All Republicans contended that Congress possessed the constitutional power to exclude slavery from the territories; some few of them maintained that Congress possessed equal power to admit it.​11 They held that the territories were not the common possession of the sovereign states but of the United States; and that as a state might prohibit slavery in its constitution, Congress might do so by the organic act creating a territorial government. This power of Congress, they contended, was established  p7 by the Constitution and was amply substantiated by precedent and Supreme Court decisions. The Constitution gave to Congress the "power to make all needful rules and regulations concerning the territory and other property of the United States." As interpreted by the Republicans of the federal school, this clause gave to Congress a full and complete authority over the inhabitants of the territories; a power unrestricted by the Constitution, untrammeled by representatives of the governed, almost imperial. They contended that slavery was the creature of local, state, or municipal law, and could not exist in any acquired territory until established by the territorial legislature under express provision by Congress.​12 Slavery, dependent upon local law for its legal existence, possessed no transitory qualities. Congress could, therefore, confine slavery within its existing limits, and prevent the admission of any more slave states.

The Republicans affirmed the right and duty of Congress to exclude slavery from the territories. The Southern-rights men denied it to Congress, to the territorial legislature, and to the people of a territory until they framed an organic law preparatory to admission as a state. The right of the people of a state and of them alone to recognize or abolish the institution of slavery by their constitution was the foundation of their entire constitutional theory. They never denied that, they never claimed more; and when the Republican leaders said that if the Constitution carried slavery into the territories it also carried it into the states, they were reading something into the claims of the Southern-rights men which was not  p8 there. They were creating in the minds of the Northern people an impression of Southern claims which never had been, nor ever could be, asserted under the doctrine of state rights.
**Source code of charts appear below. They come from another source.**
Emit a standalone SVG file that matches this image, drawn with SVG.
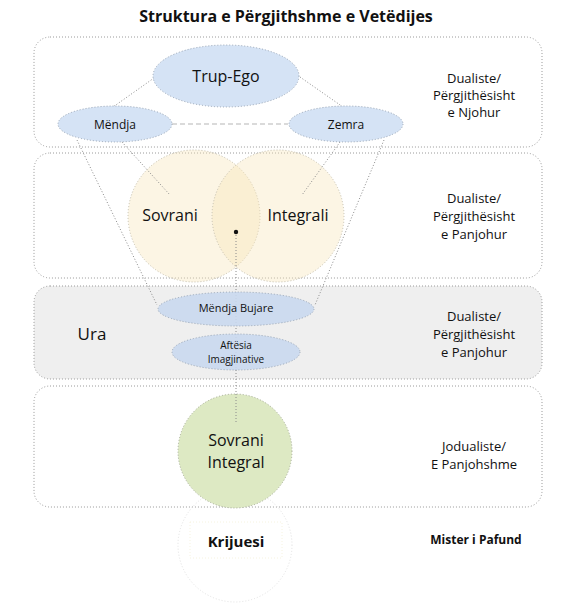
<svg xmlns="http://www.w3.org/2000/svg" width="573" height="603" viewBox="0 0 573 603">
<style>
text{font-family:"Open Sans","Liberation Sans",sans-serif;fill:#111;text-anchor:middle;dominant-baseline:central}
.band{fill:#fff;stroke:#9a9a9a;stroke-width:1;stroke-dasharray:1 2}
.ell{fill:#d5e3f5;stroke:#9aa6b5;stroke-width:1;stroke-dasharray:1 2}
.ell2{fill:#c9d8ee;stroke:#9aa6b5;stroke-width:1;stroke-dasharray:1 2}
.circ{fill:#f6e6b8;fill-opacity:0.38;stroke:#c4bfae;stroke-width:1;stroke-dasharray:1 2}
.con{fill:none;stroke:#8a8a8a;stroke-width:1;stroke-dasharray:1 2}
.side{font-size:13px}
</style>
<rect width="573" height="603" fill="#fff"/>
<text x="286" y="16" style="font-size:16px;font-weight:bold">Struktura e Përgjithshme e Vetëdijes</text>

<g id="band1"><rect class="band" x="34" y="37" width="508" height="110" rx="16"/>
<text class="side" x="474" y="78">Dualiste/</text><text class="side" x="474" y="95">Përgjithësisht</text><text class="side" x="474" y="112">e Njohur</text></g>
<g id="band2"><rect class="band" x="34" y="153" width="508" height="125" rx="16"/>
<text class="side" x="474" y="198">Dualiste/</text><text class="side" x="474" y="216">Përgjithësisht</text><text class="side" x="474" y="234">e Panjohur</text></g>
<g id="band3"><rect class="band" x="34" y="286" width="508" height="93" rx="16" style="fill:#efefef"/>
<text x="92" y="333" style="font-size:17px">Ura</text>
<text class="side" x="474" y="316">Dualiste/</text><text class="side" x="474" y="334">Përgjithësisht</text><text class="side" x="474" y="352">e Panjohur</text></g>
<g id="band4"><rect class="band" x="34" y="386" width="508" height="121" rx="16"/>
<text class="side" x="474" y="446">Jodualiste/</text><text class="side" x="474" y="464">E Panjohshme</text></g>

<g id="sovrani"><circle class="circ" cx="194" cy="216" r="66"/></g>
<g id="integrali"><circle class="circ" cx="278" cy="216" r="66"/></g>

<g id="connectors">
<line class="con" x1="154" y1="78" x2="113" y2="107"/>
<line class="con" x1="300" y1="77" x2="343" y2="107"/>
<line x1="172" y1="124" x2="288" y2="124" style="stroke:#b5b5b5;stroke-width:1;stroke-dasharray:5 3"/>
<line class="con" x1="77" y1="140" x2="157" y2="305"/>
<line class="con" x1="122" y1="142" x2="170" y2="195"/>
<line class="con" x1="340" y1="142" x2="302" y2="195"/>
<line class="con" x1="384" y1="140" x2="315" y2="305"/>
<line class="con" x1="236" y1="232" x2="236" y2="422"/>
</g>

<g id="trup-ego"><ellipse class="ell" cx="226" cy="76" rx="73" ry="31"/><text x="226" y="76" style="font-size:16px">Trup-Ego</text></g>
<g id="mendja"><ellipse class="ell" cx="115" cy="124" rx="57" ry="18"/><text x="115" y="124" style="font-size:12px">Mëndja</text></g>
<g id="zemra"><ellipse class="ell" cx="346" cy="124" rx="57" ry="18"/><text x="346" y="124" style="font-size:12px">Zemra</text></g>

<text x="170" y="215" style="font-size:16px">Sovrani</text>
<text x="298" y="215" style="font-size:16px">Integrali</text>
<circle cx="236" cy="232" r="2.2" fill="#111"/>

<g id="mendja-bujare"><ellipse class="ell2" cx="236" cy="309" rx="78" ry="17" style="fill-opacity:0.9"/><text x="236" y="307" style="font-size:11px">Mëndja Bujare</text></g>
<g id="aftesia"><ellipse class="ell2" cx="236" cy="352" rx="64" ry="18" style="fill-opacity:0.9"/><text x="236" y="345" style="font-size:10px">Aftësia</text><text x="236" y="359" style="font-size:10px">Imagjinative</text></g>

<g id="krijuesi"><circle cx="235" cy="545" r="57" fill="none" stroke="#e2e2e2" stroke-width="1" stroke-dasharray="1 2"/>
<rect x="190" y="522" width="92" height="36" fill="none" stroke="#f6f3e0" stroke-width="1" stroke-dasharray="1 2"/>
<text x="236" y="541" style="font-size:15px;font-weight:bold">Krijuesi</text></g>
<g id="sovrani-integral"><circle cx="235" cy="451" r="57" fill="#dde9c3" stroke="#a5ab98" stroke-width="1" stroke-dasharray="1 2"/>
<line class="con" x1="236" y1="394" x2="236" y2="422"/>
<text x="236" y="440" style="font-size:16px">Sovrani</text><text x="236" y="462" style="font-size:16px">Integral</text></g>

<text x="476" y="539" style="font-size:12px;font-weight:bold">Mister i Pafund</text>
</svg>
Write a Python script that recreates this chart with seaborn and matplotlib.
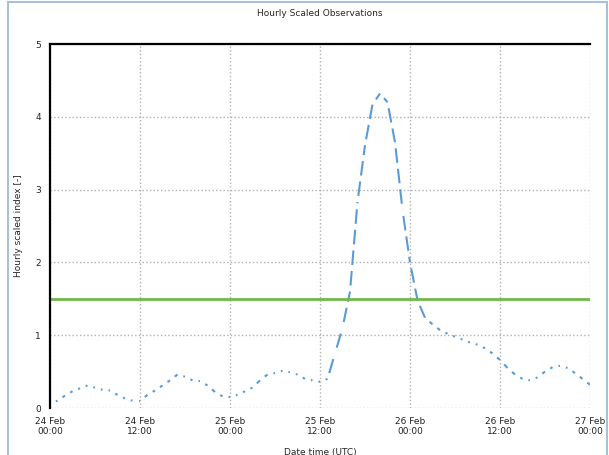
import numpy as np
import pandas as pd
import matplotlib
matplotlib.use("Agg")
import matplotlib.pyplot as plt
import seaborn as sns
from matplotlib.patches import Rectangle

# hourly values (hours since start)
hours = list(range(73))
index_values = [
    0.07, 0.10, 0.17, 0.23, 0.27, 0.31, 0.28, 0.25, 0.24, 0.18,
    0.13, 0.10, 0.10, 0.18, 0.24, 0.31, 0.38, 0.46, 0.43, 0.38,
    0.37, 0.31, 0.22, 0.16, 0.15, 0.18, 0.23, 0.28, 0.38, 0.46,
    0.48, 0.51, 0.49, 0.46, 0.40, 0.38, 0.36, 0.40, 0.75, 1.10,
    1.60, 2.83, 3.61, 4.17, 4.32, 4.20, 3.65, 2.72, 2.00, 1.48,
    1.24, 1.15, 1.07, 1.02, 0.98, 0.94, 0.90, 0.87, 0.82, 0.75,
    0.66, 0.55, 0.46, 0.40, 0.38, 0.42, 0.50, 0.56, 0.58, 0.55,
    0.48, 0.40, 0.32,
]
threshold = 1.5
tick_hours = [0, 12, 24, 36, 48, 60, 72]
tick_labels = ["24 Feb\n00:00", "24 Feb\n12:00", "25 Feb\n00:00", "25 Feb\n12:00",
               "26 Feb\n00:00", "26 Feb\n12:00", "27 Feb\n00:00"]
y_ticks = [0, 1, 2, 3, 4, 5]

sns.set_theme(style="white")
plt.rcParams['font.family'] = ['DejaVu Sans']

df = pd.DataFrame({'hour': hours, 'value': index_values})

fig = plt.figure(figsize=(6.09, 4.55), dpi=100)
ax = fig.add_axes([50 / 609, 47 / 455, 540 / 609, 364 / 455])

# each hourly segment drawn on its own so the dash pattern restarts
for i in range(len(df) - 1):
    seg = df.iloc[i:i + 2]
    sns.lineplot(data=seg, x='hour', y='value', ax=ax, color='#5b9bd5',
                 lw=1.5, linestyle=(7.0, (7.0, 2.9)), dash_capstyle='butt')

ax.axhline(threshold, color='#70b84a', lw=2)

ax.set_xlim(0, 72)
ax.set_ylim(0, 5)
ax.set_xticks(tick_hours)
ax.set_xticklabels(tick_labels)
ax.set_yticks(y_ticks)
ax.grid(True, linestyle=':', color='#b0b0b0', lw=1)
ax.tick_params(labelsize=6.5, length=0, pad=6.5, colors='#222222')

for side in ['bottom', 'right']:
    ax.spines[side].set_visible(False)
for side in ['left', 'top']:
    ax.spines[side].set_color('black')
    ax.spines[side].set_linewidth(1.6)

ax.set_xlabel('Date time (UTC)', fontsize=6.5, labelpad=8)
ax.set_ylabel('Hourly scaled index [-]', fontsize=6.5, labelpad=9)
fig.text(320 / 609, 1 - 13 / 455, 'Hourly Scaled Observations',
         ha='center', va='center', fontsize=6.5)

# light frame around the figure
fig.patches.append(Rectangle((8 / 609, -0.02), 599 / 609, 1.02 - 1.5 / 455,
                             transform=fig.transFigure, fill=False,
                             edgecolor='#a8c0d8', lw=1.5))

fig.savefig('out.png', dpi=100)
Both the Southern-rights men and the Republicans, then, advocated congressional intervention, the former for protection where necessary, the latter for exclusion. Legislation for protection where necessary allowed free states if the people so wished at the time of admission. Legislation for exclusion precluded the possibility of slave states. The former would not make all territories slave, the latter would make all territories free. The Southern-rights men were asking for the right to enjoy the use of slaves as property in the territories. The Republicans denied that slaves were property in the ordinary sense of the term. They were persons also liable to criminal jurisdiction and to manumission, and giving, through their character, as persons, valuable political rights to others.​13 The Southerners accused the Republicans of failing to make a distinction between slaves as property and slavery as a political institution, which it could only become at the time of the admission of a state.​14 It was utterly impossible for a Republican to think of slaves as being in the same category with other property; and while many of them attempted to justify their attitude toward slavery upon constitutional principles many more subscribed to the doctrine of the higher law.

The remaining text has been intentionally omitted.